De notre correspondante à Kigali.
Entourée des femmes de son association, Godeliève Mukasarasi commence la réunion par une séance de relaxation, des techniques de tapotement du visage et du cou pour libérer le stress… «
Il faut toujours maintenant cet aspect psychosocial, parce que même si le trauma a diminué, le trauma ne guérit pas tout à fait. Il y a des crises. Lorsque c’est le moment des commémorations, tu te rappelles des choses malheureuses que tu as vécues », dit-elle.
Une volonté d’aider les groupes les plus vulnérables
Depuis 30 ans, l’association Sevota, créée par Godeliève accompagne des femmes victimes de violences sexuelles pendant le génocide. Une volonté d’aider les groupes les plus vulnérables. «
La plupart des femmes survivantes du génocide sont aussi survivantes de violences sexuelles, soit des viols, soit des mariages forcés ou conditionnés. Et parmi ces femmes-là, il y a celles qui ont des enfants nés de viols », indique-t-elle.

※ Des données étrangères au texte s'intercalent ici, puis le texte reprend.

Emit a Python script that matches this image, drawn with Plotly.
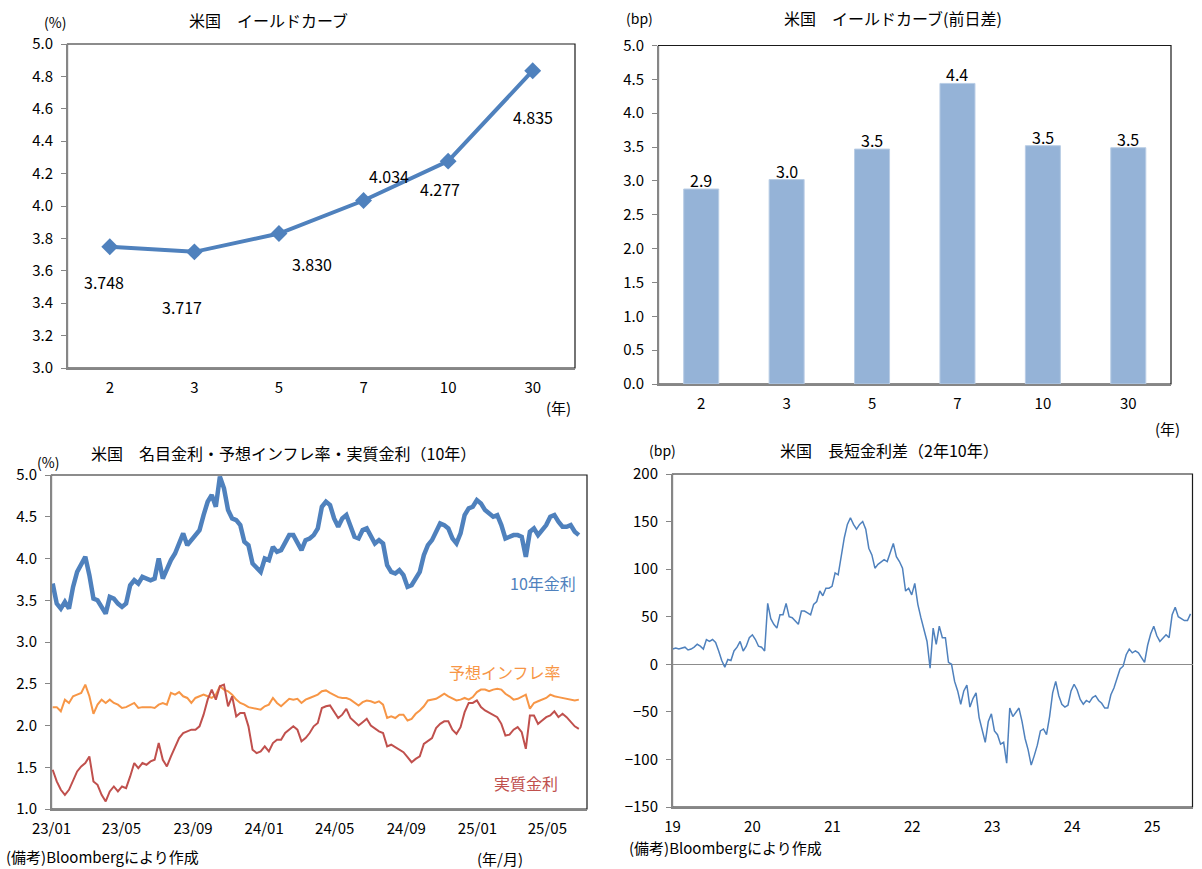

Le premier groupe de femmes se forme à Taba, la commune de Godeliève, à une trentaine de kilomètres de Kigali. Un engagement également auprès de la justice pour la fondatrice de Sevota, dont les proches témoignent auprès du TPIR en préparation du procès du bourgmestre Jean-Paul Akayesu. Mais en décembre 1996, à quelques mois du début des audiences, la famille est attaquée. «
Lorsque les jugements du Tribunal international pour le Rwanda ont commencé, comme mon mari était témoin, il fut fusillé par les infiltrés. Donc c’était pas facile pour moi. Mais comme c’était une œuvre de moi-même, que j’avais commencé, j’ai continué à travailler avec ces femmes-là », explique-t-elle.
Le travail de soutien continue
En 1998, Jean-Paul Akayesu est condamné à la perpétuité… Un jugement historique, premier au monde à qualifier les violences sexuelles comme éléments de crimes de génocide. Dans l’organisation Sevota, désormais étendue à 66 groupes de plus de 500 femmes, le travail de soutien continue. «
La plupart des femmes étaient restées orphelines. Alors le fait de se visiter, c’est une façon de recréer et de s’autoguérir des traumas. Parce qu’elles considèrent leurs autres amies comme ses soeurs, comme ses tantes », raconte-t-elle.
Après 30 ans d’engagement, Godeliève Mukasarasi a encore de nombreux projets, dont la création d’un musée des femmes et d’un jardin pour les Justes situés dans son district, à Kamonyi.